Charts and diagrams as code:
/---

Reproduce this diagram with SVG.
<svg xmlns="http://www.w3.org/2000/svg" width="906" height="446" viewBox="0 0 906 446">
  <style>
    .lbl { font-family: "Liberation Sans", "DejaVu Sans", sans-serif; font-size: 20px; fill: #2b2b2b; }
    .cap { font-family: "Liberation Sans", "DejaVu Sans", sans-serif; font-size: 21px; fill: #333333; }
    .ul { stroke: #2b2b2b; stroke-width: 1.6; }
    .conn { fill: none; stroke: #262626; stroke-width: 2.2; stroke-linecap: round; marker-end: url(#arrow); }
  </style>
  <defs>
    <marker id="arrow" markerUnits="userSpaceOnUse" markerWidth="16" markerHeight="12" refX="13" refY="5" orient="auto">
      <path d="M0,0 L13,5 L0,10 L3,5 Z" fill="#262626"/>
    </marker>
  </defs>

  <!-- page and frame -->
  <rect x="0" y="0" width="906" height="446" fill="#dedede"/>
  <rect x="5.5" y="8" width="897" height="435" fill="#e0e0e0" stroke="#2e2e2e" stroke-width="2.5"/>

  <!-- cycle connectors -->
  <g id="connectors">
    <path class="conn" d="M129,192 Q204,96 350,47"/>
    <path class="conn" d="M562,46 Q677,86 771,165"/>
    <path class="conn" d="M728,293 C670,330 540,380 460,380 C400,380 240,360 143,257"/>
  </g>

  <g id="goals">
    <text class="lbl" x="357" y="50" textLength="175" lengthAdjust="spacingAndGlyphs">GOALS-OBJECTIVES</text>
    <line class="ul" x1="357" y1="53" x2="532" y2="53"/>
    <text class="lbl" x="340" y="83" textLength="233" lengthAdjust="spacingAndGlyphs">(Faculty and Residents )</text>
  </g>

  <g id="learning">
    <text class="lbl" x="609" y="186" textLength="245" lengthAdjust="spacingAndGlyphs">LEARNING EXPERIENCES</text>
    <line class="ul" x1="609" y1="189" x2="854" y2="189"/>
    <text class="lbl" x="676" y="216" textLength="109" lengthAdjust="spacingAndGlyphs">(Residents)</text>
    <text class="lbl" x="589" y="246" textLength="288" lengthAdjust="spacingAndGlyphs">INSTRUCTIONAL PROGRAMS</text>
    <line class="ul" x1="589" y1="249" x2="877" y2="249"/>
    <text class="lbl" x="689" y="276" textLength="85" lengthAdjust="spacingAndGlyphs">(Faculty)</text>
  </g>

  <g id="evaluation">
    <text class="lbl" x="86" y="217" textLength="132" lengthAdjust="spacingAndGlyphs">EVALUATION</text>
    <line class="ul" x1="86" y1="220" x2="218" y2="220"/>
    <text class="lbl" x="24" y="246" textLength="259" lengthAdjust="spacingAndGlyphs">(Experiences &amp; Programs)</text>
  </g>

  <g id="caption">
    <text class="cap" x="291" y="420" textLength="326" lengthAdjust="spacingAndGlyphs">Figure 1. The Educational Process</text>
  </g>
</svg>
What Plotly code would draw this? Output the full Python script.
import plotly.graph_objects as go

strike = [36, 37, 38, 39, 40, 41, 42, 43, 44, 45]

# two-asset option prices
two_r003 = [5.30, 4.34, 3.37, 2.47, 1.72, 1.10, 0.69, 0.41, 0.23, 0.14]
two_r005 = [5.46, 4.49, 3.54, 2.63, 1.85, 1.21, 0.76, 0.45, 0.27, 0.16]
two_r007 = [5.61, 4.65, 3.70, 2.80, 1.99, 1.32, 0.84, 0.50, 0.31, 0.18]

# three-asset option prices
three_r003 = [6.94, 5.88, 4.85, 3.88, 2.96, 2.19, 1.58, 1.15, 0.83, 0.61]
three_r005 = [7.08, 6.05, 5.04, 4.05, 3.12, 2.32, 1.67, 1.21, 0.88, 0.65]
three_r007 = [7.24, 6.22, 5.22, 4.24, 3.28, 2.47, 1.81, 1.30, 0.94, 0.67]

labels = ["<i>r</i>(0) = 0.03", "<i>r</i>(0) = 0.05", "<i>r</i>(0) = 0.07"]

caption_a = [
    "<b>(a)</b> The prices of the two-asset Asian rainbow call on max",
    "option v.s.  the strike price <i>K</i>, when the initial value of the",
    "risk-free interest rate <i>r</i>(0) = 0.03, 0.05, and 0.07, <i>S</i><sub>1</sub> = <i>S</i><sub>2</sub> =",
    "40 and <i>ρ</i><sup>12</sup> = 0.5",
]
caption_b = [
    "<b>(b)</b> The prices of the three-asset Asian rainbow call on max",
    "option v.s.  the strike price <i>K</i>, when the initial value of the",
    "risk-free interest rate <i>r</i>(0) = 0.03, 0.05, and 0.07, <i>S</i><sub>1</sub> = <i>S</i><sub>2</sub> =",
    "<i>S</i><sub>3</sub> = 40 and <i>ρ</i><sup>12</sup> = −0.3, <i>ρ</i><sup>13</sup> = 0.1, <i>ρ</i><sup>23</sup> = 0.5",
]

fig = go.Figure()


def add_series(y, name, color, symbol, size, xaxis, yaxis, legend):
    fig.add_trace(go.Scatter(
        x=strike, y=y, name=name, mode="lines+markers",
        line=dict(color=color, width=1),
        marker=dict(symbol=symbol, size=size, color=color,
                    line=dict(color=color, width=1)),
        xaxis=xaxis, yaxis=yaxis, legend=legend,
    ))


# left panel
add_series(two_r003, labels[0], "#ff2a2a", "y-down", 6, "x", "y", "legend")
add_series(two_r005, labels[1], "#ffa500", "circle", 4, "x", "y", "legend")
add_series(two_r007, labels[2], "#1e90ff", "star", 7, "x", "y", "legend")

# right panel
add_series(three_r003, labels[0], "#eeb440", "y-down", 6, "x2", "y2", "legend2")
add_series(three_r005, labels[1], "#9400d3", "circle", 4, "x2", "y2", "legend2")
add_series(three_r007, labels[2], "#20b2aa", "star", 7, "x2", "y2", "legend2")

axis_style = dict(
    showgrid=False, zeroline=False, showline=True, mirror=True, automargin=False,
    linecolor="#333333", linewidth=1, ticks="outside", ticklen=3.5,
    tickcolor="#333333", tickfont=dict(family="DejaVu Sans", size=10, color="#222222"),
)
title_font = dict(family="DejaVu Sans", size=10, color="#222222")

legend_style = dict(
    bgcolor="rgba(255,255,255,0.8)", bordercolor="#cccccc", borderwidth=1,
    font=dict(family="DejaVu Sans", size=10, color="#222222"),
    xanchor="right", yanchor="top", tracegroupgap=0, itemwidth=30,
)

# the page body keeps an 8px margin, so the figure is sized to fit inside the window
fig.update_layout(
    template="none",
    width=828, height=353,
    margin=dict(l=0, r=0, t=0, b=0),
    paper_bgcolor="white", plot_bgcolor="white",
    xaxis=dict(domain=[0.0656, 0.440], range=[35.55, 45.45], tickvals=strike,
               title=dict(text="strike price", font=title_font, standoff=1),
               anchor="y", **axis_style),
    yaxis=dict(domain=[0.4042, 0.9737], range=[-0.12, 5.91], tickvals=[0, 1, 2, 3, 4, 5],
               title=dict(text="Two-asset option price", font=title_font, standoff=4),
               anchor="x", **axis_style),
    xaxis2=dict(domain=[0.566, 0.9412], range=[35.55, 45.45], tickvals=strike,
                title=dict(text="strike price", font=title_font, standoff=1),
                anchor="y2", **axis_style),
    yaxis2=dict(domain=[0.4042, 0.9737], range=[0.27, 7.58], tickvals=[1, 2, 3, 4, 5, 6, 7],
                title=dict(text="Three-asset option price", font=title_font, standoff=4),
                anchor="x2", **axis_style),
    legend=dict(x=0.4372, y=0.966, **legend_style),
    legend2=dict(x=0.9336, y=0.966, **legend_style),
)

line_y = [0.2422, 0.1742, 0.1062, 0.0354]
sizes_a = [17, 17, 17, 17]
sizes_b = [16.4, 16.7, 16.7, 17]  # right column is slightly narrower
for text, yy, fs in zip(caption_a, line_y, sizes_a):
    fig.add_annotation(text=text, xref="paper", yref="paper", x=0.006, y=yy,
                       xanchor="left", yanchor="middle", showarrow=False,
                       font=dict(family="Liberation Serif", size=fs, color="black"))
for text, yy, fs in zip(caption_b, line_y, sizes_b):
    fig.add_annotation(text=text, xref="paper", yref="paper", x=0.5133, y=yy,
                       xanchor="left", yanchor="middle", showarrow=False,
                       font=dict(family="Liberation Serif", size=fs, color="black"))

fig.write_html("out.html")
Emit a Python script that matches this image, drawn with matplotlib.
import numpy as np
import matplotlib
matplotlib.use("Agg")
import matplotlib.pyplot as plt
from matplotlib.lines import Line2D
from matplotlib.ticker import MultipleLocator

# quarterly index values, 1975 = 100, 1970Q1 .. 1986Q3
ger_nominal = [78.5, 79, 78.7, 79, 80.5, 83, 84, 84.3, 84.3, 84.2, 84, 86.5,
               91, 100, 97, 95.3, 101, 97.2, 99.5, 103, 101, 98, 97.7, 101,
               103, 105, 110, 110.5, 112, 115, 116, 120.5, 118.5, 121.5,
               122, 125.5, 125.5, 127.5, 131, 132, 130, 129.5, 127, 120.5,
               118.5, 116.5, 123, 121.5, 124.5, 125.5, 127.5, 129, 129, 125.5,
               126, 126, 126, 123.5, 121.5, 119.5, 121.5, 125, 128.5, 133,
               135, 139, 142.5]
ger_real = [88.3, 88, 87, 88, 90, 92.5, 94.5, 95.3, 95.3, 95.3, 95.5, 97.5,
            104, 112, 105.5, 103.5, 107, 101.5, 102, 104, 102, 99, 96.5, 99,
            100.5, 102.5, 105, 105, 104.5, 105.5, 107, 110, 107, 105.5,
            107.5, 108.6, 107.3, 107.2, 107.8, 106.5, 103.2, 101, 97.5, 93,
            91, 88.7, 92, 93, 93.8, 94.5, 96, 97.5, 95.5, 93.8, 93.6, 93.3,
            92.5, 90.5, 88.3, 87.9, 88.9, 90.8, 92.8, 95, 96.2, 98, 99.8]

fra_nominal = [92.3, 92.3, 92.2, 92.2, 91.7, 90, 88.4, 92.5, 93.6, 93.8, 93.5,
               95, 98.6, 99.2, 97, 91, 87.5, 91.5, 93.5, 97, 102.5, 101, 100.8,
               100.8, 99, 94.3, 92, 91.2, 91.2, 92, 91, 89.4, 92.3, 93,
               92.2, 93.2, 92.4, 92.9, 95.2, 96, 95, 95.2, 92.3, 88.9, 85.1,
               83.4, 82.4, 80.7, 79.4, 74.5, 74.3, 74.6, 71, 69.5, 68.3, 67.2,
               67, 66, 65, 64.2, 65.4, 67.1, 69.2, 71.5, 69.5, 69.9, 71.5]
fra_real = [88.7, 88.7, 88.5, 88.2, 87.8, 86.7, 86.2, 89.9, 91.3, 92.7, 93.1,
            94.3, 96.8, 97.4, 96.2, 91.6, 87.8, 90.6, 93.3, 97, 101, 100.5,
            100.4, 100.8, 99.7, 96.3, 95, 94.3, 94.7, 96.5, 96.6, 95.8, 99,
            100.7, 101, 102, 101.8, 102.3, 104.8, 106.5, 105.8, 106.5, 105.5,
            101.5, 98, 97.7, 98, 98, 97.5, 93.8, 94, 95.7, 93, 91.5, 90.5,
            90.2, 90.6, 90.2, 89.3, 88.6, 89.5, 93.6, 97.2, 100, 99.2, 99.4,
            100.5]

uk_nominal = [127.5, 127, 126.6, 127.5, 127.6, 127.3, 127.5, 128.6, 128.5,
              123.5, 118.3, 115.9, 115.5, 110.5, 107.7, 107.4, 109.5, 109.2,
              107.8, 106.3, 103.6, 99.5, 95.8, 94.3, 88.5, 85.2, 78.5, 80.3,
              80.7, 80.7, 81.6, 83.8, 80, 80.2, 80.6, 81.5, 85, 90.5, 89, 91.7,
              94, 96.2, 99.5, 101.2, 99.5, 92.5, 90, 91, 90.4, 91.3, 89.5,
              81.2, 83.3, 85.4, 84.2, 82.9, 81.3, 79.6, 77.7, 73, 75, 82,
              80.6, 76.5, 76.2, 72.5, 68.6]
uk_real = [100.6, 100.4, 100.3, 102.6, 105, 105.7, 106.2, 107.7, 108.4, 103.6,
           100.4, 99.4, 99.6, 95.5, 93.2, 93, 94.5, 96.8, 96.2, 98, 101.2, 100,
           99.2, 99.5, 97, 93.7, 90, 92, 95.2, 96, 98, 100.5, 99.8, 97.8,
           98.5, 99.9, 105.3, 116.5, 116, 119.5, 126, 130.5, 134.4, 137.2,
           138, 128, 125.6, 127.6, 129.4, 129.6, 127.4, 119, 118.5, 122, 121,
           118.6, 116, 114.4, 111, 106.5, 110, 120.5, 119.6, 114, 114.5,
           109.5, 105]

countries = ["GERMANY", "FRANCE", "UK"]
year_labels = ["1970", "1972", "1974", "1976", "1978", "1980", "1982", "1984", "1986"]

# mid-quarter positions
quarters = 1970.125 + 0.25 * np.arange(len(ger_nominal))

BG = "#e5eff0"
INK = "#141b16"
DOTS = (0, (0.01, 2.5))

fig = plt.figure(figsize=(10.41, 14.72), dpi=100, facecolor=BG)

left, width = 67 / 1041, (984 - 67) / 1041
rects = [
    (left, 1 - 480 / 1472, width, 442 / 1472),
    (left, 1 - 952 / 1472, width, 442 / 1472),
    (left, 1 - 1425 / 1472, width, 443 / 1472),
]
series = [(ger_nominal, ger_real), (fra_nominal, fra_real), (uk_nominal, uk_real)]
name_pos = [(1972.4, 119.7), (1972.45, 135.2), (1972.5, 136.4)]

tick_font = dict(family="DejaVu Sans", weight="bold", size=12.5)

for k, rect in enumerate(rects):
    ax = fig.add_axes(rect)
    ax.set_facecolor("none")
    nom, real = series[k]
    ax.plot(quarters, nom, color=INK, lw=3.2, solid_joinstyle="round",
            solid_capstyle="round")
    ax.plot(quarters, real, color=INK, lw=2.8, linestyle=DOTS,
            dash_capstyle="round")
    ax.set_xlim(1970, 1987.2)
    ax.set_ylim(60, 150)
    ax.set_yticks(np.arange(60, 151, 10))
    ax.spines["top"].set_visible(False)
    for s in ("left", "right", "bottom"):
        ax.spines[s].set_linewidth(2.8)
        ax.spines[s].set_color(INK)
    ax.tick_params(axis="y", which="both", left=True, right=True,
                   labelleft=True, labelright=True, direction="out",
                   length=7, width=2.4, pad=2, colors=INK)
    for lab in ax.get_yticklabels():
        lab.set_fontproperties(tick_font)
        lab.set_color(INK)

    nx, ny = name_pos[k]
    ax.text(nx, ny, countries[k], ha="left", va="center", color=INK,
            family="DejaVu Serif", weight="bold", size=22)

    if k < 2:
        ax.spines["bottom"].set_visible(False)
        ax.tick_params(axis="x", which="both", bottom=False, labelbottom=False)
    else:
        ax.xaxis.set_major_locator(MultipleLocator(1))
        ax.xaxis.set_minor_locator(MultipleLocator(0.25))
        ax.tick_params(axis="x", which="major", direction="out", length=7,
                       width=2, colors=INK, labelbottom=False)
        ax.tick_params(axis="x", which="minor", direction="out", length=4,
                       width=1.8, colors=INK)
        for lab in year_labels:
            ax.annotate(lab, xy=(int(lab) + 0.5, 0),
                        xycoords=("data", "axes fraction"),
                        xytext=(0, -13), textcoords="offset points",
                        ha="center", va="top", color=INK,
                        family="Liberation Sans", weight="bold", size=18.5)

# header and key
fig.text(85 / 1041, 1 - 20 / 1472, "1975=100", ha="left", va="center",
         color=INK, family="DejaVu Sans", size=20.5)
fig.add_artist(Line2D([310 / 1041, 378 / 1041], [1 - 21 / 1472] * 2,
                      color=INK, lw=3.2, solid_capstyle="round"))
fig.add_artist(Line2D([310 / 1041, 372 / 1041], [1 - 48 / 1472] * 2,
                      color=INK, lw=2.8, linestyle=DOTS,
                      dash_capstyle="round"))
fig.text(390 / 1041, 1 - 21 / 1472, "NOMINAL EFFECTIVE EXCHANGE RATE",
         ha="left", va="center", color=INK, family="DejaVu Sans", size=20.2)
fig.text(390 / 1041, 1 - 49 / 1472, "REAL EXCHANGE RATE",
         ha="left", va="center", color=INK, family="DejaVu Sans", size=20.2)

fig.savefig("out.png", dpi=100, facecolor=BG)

\---

Your task is to reproduce exactly the lines beginning at the line containing "Emit a Python" and ending at the line containing "92.5, 90.5, 88.3, 87.9, 88.9, 90.8, 92.8, 95, 96.2, 98, 99.8]", inclusive.

Emit a Python script that matches this image, drawn with matplotlib.
import numpy as np
import matplotlib
matplotlib.use("Agg")
import matplotlib.pyplot as plt
from matplotlib.lines import Line2D
from matplotlib.ticker import MultipleLocator

# quarterly index values, 1975 = 100, 1970Q1 .. 1986Q3
ger_nominal = [78.5, 79, 78.7, 79, 80.5, 83, 84, 84.3, 84.3, 84.2, 84, 86.5,
               91, 100, 97, 95.3, 101, 97.2, 99.5, 103, 101, 98, 97.7, 101,
               103, 105, 110, 110.5, 112, 115, 116, 120.5, 118.5, 121.5,
               122, 125.5, 125.5, 127.5, 131, 132, 130, 129.5, 127, 120.5,
               118.5, 116.5, 123, 121.5, 124.5, 125.5, 127.5, 129, 129, 125.5,
               126, 126, 126, 123.5, 121.5, 119.5, 121.5, 125, 128.5, 133,
               135, 139, 142.5]
ger_real = [88.3, 88, 87, 88, 90, 92.5, 94.5, 95.3, 95.3, 95.3, 95.5, 97.5,
            104, 112, 105.5, 103.5, 107, 101.5, 102, 104, 102, 99, 96.5, 99,
            100.5, 102.5, 105, 105, 104.5, 105.5, 107, 110, 107, 105.5,
            107.5, 108.6, 107.3, 107.2, 107.8, 106.5, 103.2, 101, 97.5, 93,
            91, 88.7, 92, 93, 93.8, 94.5, 96, 97.5, 95.5, 93.8, 93.6, 93.3,
            92.5, 90.5, 88.3, 87.9, 88.9, 90.8, 92.8, 95, 96.2, 98, 99.8]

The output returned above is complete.